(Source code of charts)
+++++

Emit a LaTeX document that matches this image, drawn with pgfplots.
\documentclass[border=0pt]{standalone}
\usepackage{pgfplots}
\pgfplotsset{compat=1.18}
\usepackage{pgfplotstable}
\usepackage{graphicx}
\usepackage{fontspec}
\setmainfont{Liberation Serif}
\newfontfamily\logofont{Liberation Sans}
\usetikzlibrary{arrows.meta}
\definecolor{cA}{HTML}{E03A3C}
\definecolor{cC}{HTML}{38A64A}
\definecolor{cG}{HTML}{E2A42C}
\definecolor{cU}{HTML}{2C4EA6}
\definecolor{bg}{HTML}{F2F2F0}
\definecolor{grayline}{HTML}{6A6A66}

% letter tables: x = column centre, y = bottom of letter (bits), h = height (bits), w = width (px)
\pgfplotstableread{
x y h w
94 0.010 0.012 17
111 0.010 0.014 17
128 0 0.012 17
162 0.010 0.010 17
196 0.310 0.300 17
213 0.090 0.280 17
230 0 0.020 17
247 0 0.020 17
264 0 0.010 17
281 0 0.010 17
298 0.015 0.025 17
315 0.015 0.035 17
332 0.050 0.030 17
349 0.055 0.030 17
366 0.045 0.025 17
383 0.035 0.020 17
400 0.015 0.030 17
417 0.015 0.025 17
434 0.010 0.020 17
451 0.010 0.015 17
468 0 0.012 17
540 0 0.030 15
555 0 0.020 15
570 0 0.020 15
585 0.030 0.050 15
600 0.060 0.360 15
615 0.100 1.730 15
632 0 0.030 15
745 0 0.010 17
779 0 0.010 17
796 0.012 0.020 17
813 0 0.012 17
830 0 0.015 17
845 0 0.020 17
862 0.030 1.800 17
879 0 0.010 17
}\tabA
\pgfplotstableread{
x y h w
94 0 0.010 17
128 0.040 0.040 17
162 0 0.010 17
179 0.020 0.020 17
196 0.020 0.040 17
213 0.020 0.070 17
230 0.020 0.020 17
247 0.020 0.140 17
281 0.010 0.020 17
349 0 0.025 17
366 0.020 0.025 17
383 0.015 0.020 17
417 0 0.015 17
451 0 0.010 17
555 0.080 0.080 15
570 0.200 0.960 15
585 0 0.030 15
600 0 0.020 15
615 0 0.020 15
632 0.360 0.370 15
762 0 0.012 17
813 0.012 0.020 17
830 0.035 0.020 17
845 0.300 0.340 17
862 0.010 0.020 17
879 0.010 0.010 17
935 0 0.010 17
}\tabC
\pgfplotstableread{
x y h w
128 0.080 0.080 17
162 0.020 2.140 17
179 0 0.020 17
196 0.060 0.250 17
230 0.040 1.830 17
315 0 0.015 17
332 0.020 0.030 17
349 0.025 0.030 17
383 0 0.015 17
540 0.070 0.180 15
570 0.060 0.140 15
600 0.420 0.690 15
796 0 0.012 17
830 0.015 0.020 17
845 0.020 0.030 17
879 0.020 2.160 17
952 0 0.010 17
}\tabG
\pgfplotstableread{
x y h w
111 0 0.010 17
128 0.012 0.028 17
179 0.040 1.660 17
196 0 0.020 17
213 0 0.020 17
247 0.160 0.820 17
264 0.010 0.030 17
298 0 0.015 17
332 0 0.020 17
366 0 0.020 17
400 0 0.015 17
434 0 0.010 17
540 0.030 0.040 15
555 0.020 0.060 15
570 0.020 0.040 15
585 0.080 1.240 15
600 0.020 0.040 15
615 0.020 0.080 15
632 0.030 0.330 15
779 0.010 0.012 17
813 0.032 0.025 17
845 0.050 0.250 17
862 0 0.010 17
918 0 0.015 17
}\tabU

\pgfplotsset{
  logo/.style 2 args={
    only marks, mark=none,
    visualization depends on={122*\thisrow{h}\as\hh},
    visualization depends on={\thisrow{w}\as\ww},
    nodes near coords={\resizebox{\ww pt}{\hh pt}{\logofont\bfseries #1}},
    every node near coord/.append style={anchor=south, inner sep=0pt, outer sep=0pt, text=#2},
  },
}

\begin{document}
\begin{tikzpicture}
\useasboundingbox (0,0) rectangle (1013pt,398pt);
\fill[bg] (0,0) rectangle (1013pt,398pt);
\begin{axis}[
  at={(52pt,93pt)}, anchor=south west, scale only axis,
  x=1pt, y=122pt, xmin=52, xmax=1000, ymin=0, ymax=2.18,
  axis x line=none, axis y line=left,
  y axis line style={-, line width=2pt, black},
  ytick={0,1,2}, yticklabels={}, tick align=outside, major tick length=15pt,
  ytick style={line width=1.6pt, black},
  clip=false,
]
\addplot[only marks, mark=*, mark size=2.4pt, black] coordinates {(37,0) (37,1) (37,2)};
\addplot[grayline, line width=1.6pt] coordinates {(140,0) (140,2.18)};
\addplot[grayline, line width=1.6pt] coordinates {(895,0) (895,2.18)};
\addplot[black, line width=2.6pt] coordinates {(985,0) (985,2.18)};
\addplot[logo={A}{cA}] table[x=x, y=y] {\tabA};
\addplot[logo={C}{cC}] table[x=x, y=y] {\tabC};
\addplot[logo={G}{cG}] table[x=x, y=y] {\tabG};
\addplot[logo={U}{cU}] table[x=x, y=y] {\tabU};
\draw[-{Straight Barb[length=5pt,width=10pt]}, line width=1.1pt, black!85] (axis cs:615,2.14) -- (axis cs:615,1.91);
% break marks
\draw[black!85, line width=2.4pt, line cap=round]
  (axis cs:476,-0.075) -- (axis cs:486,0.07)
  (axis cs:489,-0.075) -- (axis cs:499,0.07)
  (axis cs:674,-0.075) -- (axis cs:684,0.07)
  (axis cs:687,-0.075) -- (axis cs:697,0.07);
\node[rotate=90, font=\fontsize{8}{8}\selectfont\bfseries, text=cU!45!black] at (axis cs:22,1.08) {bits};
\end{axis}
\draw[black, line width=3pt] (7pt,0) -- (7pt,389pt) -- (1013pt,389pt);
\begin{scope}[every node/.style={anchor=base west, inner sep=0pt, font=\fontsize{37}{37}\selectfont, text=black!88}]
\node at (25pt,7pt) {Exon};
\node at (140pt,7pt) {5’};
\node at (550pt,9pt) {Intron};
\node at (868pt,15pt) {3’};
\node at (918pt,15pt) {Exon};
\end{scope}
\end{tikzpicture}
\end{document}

+++++

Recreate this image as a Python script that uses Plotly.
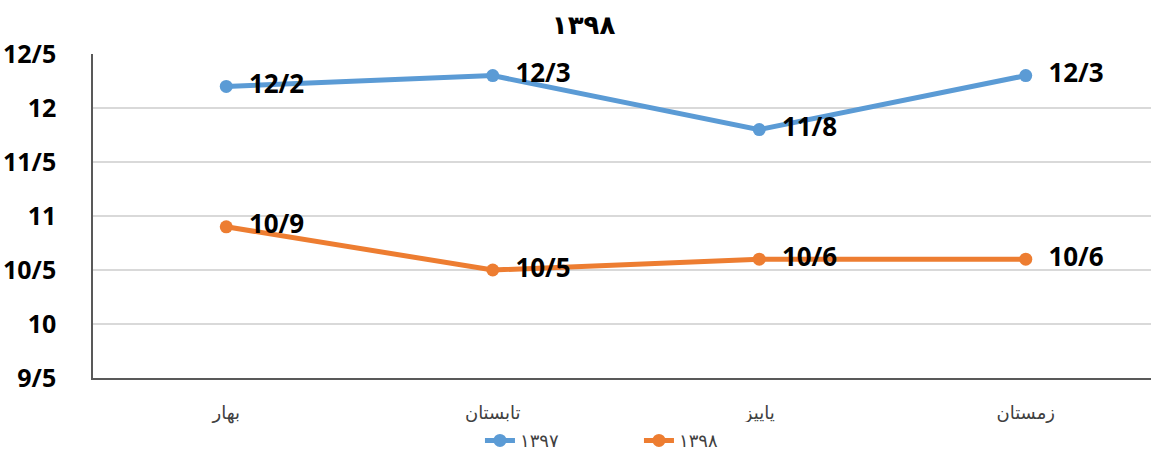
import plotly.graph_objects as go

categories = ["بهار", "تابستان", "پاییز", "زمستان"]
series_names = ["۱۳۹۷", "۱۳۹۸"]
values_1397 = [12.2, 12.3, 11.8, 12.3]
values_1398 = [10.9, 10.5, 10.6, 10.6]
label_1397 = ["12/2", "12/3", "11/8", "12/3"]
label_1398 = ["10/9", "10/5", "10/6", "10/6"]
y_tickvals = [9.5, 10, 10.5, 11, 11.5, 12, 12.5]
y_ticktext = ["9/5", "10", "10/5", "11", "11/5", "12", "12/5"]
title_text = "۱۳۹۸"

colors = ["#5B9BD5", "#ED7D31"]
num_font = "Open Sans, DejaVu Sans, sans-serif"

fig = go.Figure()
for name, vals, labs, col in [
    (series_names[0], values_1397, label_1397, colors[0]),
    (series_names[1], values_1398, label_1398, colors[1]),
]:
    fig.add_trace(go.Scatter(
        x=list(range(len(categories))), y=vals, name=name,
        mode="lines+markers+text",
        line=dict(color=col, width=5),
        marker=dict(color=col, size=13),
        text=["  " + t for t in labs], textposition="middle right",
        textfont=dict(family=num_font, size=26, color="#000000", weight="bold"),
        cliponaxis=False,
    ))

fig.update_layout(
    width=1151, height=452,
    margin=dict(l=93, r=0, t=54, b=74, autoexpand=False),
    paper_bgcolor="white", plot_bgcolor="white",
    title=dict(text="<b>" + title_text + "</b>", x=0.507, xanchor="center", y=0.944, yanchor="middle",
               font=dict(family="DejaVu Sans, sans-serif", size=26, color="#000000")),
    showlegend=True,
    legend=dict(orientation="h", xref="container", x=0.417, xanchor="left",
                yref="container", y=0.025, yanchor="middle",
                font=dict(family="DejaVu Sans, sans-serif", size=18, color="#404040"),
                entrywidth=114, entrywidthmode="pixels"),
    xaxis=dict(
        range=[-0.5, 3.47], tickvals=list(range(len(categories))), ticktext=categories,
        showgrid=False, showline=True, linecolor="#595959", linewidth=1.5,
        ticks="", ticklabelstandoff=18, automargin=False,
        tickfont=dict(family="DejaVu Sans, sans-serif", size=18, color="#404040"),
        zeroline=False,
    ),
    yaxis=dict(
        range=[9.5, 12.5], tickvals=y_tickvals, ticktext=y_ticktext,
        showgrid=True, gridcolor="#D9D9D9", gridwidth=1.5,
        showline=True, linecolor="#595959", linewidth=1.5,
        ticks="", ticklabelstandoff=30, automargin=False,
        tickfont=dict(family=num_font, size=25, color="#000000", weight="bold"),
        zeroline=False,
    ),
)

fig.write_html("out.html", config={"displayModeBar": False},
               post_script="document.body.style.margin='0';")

+++++

■ **WHAT YOU ARE ASKED TO DO**:
Count how many lines above carry the word "image". Only the number is required.

■ **REPLY**:
2